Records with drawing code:
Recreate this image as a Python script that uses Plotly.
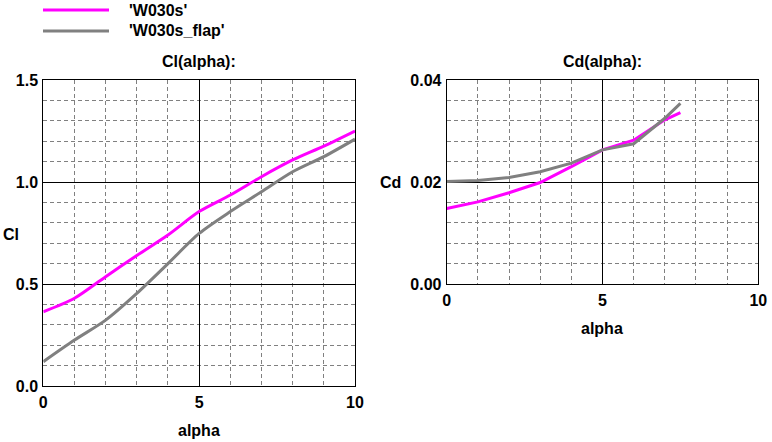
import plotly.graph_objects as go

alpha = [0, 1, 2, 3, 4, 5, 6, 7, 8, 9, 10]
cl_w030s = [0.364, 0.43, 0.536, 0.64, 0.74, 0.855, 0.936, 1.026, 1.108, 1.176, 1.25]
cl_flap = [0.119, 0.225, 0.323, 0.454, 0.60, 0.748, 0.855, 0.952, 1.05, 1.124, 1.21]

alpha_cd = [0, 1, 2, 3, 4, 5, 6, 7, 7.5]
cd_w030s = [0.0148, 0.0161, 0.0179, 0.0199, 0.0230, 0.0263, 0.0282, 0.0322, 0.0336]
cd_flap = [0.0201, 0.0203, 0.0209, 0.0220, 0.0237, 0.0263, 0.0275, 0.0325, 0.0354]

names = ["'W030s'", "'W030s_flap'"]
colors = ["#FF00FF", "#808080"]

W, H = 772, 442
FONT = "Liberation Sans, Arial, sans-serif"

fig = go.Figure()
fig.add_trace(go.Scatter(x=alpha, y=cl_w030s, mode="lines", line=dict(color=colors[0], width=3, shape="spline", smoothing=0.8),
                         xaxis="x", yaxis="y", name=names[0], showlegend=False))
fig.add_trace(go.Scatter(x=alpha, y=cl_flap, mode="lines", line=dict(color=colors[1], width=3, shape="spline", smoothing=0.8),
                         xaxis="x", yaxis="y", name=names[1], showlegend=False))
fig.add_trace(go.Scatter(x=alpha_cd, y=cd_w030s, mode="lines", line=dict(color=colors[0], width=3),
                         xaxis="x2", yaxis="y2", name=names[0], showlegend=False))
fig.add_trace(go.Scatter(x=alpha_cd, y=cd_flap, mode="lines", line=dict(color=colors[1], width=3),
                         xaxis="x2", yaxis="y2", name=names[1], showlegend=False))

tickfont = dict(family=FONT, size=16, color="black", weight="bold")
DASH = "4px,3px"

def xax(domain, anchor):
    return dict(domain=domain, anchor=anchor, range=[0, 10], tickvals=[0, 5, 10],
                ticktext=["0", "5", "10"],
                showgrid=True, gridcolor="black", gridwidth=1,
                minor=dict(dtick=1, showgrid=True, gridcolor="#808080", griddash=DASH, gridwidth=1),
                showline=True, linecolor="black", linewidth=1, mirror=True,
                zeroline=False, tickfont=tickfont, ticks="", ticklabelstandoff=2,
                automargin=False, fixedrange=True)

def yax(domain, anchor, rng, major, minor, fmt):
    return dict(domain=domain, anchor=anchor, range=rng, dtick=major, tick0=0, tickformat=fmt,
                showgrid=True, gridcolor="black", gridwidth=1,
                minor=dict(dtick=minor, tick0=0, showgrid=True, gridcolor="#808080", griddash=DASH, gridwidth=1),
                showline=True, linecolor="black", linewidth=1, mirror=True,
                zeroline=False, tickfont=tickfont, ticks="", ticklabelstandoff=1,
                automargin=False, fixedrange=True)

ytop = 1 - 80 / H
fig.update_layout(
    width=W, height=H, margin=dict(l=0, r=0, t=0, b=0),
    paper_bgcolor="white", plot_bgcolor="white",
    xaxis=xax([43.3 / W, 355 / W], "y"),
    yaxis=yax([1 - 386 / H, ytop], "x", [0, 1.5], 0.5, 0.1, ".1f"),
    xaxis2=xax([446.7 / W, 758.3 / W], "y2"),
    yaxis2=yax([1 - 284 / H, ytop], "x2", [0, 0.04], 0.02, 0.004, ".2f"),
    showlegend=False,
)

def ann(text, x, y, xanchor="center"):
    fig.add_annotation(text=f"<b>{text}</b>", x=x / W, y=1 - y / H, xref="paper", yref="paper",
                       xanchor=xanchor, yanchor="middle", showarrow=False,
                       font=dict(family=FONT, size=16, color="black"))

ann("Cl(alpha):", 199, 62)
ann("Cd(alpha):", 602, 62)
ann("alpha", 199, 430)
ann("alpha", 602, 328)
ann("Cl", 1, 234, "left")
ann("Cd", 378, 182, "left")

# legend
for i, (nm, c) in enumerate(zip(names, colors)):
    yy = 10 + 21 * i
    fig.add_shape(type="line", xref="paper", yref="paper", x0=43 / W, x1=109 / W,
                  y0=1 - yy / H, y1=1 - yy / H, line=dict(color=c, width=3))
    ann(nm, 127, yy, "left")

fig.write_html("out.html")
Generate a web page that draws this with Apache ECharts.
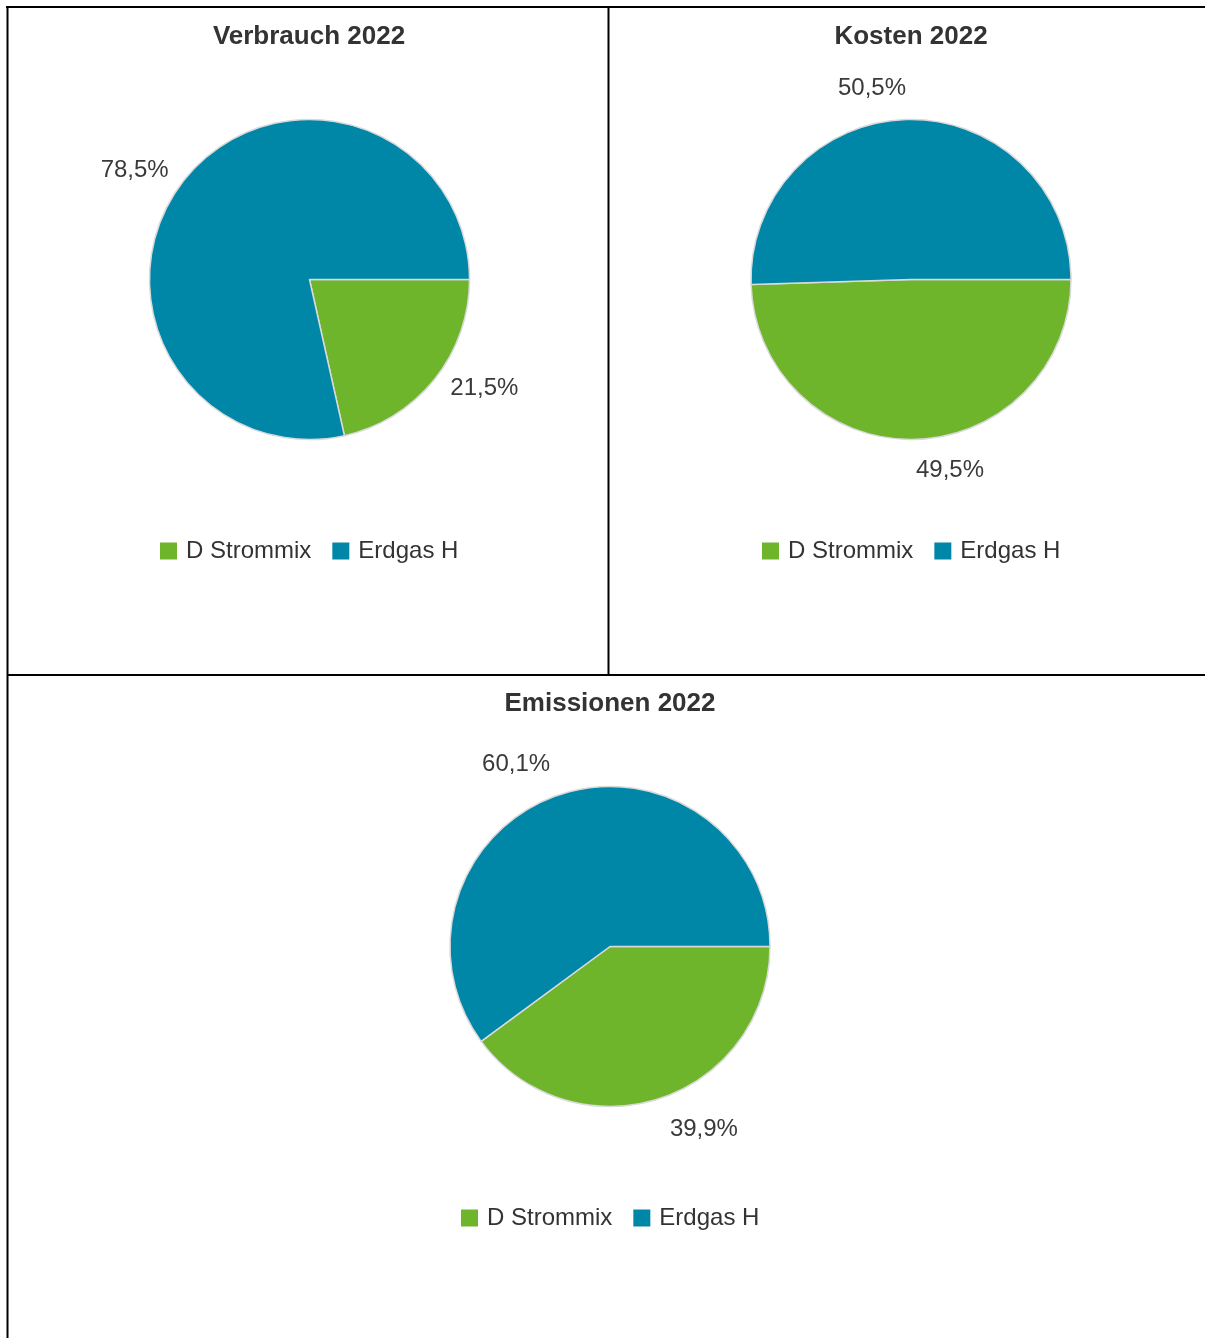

> Set problem
Will you restate every entry word for word and omit the images?

> Solution
Recreate this image as a Python script that uses Plotly.
import plotly.graph_objects as go

alpha = [0, 1, 2, 3, 4, 5, 6, 7, 8, 9, 10]
cl_w030s = [0.364, 0.43, 0.536, 0.64, 0.74, 0.855, 0.936, 1.026, 1.108, 1.176, 1.25]
cl_flap = [0.119, 0.225, 0.323, 0.454, 0.60, 0.748, 0.855, 0.952, 1.05, 1.124, 1.21]

alpha_cd = [0, 1, 2, 3, 4, 5, 6, 7, 7.5]
cd_w030s = [0.0148, 0.0161, 0.0179, 0.0199, 0.0230, 0.0263, 0.0282, 0.0322, 0.0336]
cd_flap = [0.0201, 0.0203, 0.0209, 0.0220, 0.0237, 0.0263, 0.0275, 0.0325, 0.0354]

names = ["'W030s'", "'W030s_flap'"]
colors = ["#FF00FF", "#808080"]

W, H = 772, 442
FONT = "Liberation Sans, Arial, sans-serif"

fig = go.Figure()
fig.add_trace(go.Scatter(x=alpha, y=cl_w030s, mode="lines", line=dict(color=colors[0], width=3, shape="spline", smoothing=0.8),
                         xaxis="x", yaxis="y", name=names[0], showlegend=False))
fig.add_trace(go.Scatter(x=alpha, y=cl_flap, mode="lines", line=dict(color=colors[1], width=3, shape="spline", smoothing=0.8),
                         xaxis="x", yaxis="y", name=names[1], showlegend=False))
fig.add_trace(go.Scatter(x=alpha_cd, y=cd_w030s, mode="lines", line=dict(color=colors[0], width=3),
                         xaxis="x2", yaxis="y2", name=names[0], showlegend=False))
fig.add_trace(go.Scatter(x=alpha_cd, y=cd_flap, mode="lines", line=dict(color=colors[1], width=3),
                         xaxis="x2", yaxis="y2", name=names[1], showlegend=False))

tickfont = dict(family=FONT, size=16, color="black", weight="bold")
DASH = "4px,3px"

def xax(domain, anchor):
    return dict(domain=domain, anchor=anchor, range=[0, 10], tickvals=[0, 5, 10],
                ticktext=["0", "5", "10"],
                showgrid=True, gridcolor="black", gridwidth=1,
                minor=dict(dtick=1, showgrid=True, gridcolor="#808080", griddash=DASH, gridwidth=1),
                showline=True, linecolor="black", linewidth=1, mirror=True,
                zeroline=False, tickfont=tickfont, ticks="", ticklabelstandoff=2,
                automargin=False, fixedrange=True)

def yax(domain, anchor, rng, major, minor, fmt):
    return dict(domain=domain, anchor=anchor, range=rng, dtick=major, tick0=0, tickformat=fmt,
                showgrid=True, gridcolor="black", gridwidth=1,
                minor=dict(dtick=minor, tick0=0, showgrid=True, gridcolor="#808080", griddash=DASH, gridwidth=1),
                showline=True, linecolor="black", linewidth=1, mirror=True,
                zeroline=False, tickfont=tickfont, ticks="", ticklabelstandoff=1,
                automargin=False, fixedrange=True)

ytop = 1 - 80 / H
fig.update_layout(
    width=W, height=H, margin=dict(l=0, r=0, t=0, b=0),
    paper_bgcolor="white", plot_bgcolor="white",
    xaxis=xax([43.3 / W, 355 / W], "y"),
    yaxis=yax([1 - 386 / H, ytop], "x", [0, 1.5], 0.5, 0.1, ".1f"),
    xaxis2=xax([446.7 / W, 758.3 / W], "y2"),
    yaxis2=yax([1 - 284 / H, ytop], "x2", [0, 0.04], 0.02, 0.004, ".2f"),
    showlegend=False,
)

def ann(text, x, y, xanchor="center"):
    fig.add_annotation(text=f"<b>{text}</b>", x=x / W, y=1 - y / H, xref="paper", yref="paper",
                       xanchor=xanchor, yanchor="middle", showarrow=False,
                       font=dict(family=FONT, size=16, color="black"))

ann("Cl(alpha):", 199, 62)
ann("Cd(alpha):", 602, 62)
ann("alpha", 199, 430)
ann("alpha", 602, 328)
ann("Cl", 1, 234, "left")
ann("Cd", 378, 182, "left")

# legend
for i, (nm, c) in enumerate(zip(names, colors)):
    yy = 10 + 21 * i
    fig.add_shape(type="line", xref="paper", yref="paper", x0=43 / W, x1=109 / W,
                  y0=1 - yy / H, y1=1 - yy / H, line=dict(color=c, width=3))
    ann(nm, 127, yy, "left")

fig.write_html("out.html")
Generate a web page that draws this with Apache ECharts.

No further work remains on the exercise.